Sometimes the notifications are handy. But if I want to respond to a text, the watch is useless unless I just want one of the canned responses like “Ok”.
It is handy for working out.
As an actual watch, I have one of the older ones without an always-on screen. So when I worked in an office, I actually went back to an old-fashioned watch because it’s hard to discreetly turn on the Apple Watch screen. So I would just wear the Apple Watch when working out. Now that I work from home I wear the Apple Watch all day but I don’t get a ton of utility out of it. I do check the outside temperature occasionally but for that I could just open my front door.
Overall, if I knew this thing would be only as marginally useful as it is I’m not sure I’d buy one. The always-on face would make it more useful but I’m not eager to go spend even more money on this category.
For a smart watch, it's remarkably dumb. To me it felt like you have to tell it everything you do, when you plan to go to sleep, when you start exercising, etc. You can enable the "automatic workout detection feature", but it's automatic in name only.
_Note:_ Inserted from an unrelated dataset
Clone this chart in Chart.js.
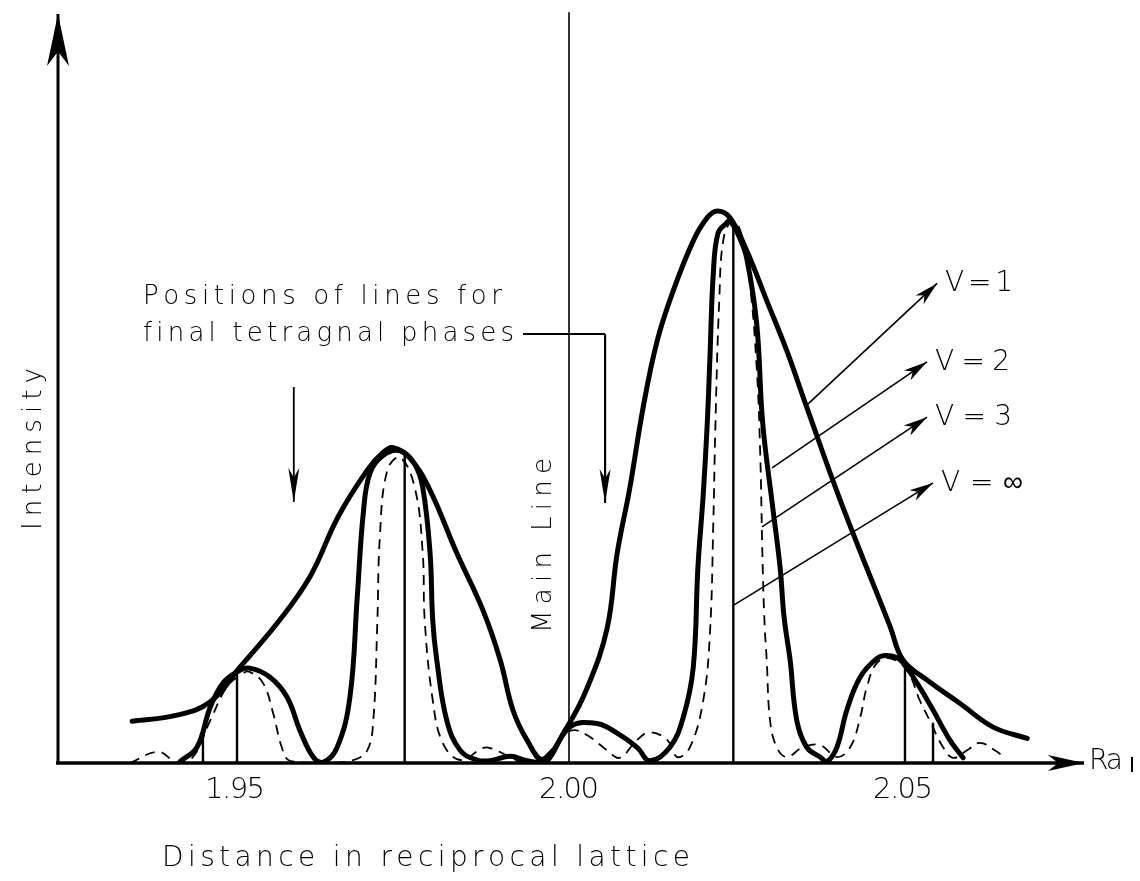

Instead, it will literally pop-up a dialog for you to pick an activity from a list as you're working out. Same thing when you stop, another manual confirmation required. The heartrate function isn't continuous at all, something I was unware of. It samples at a 10 minute internal, except if your arm is moving (what). The sleep tracking has zero details. All of these are things that a $150 Fitbit nailed 5 years ago (I haven't worn one of those either for years): automatic workouts, continuous heart rate, automatic rem stage tracking etc. The audio handling is bizarre, press play in Spotify or Overcast and my iPhone 50 feet away starts playing, despite having Airpods in and paired. Why would you ever want to do that? Audio routing and making the watch have a silent vibrate-only with no alarm on the iPhone is two things I never did figure out in the two weeks I had the watch.
But worst of all, as someone else said, it's a massive notification factory. I mean, constant, continuous, incessant pinging, buzzing, vibrating, unread red dots etc. Out of the box, it probably pinged me 25 times an hour, a lot of it emails sure, Slack, but also remembering to breath and stand and wash my hands and everything in-between, all of the latter ones I ended up disabling within the first week as too annoying. Yes, you can (must) configure notifications in detail (depending on how many apps you use, literally hundreds of toggles), but what a terrible experience.
Ultimately I decided that I want something that makes my life simpler, not another gadget that I have to babysit (and charge every day), with anxiety inducing notifications. That's without going into the bugs... in the 14 days I had to unlink and re-pair the watch twice as it permanently lost the connection to my iPhone 11 Pro despite power cycling both devices multiple times. From reading Reddit this seems to have been a persistent issue over the years with the watch and nothing unusual. Except when you do, you have to literally start from scratch in creating your watch faces, configuring your zillion notifications, etc. After returning the device, I just felt relieved.
> Apple created an entirely new industry – something that isn’t found much in the traditional Apple playbook.
I would have thought this is exactly what Apple's blockbuster successes are known for. The original Mac, iPhone, iPad, Apple Watch - all industry-defining products.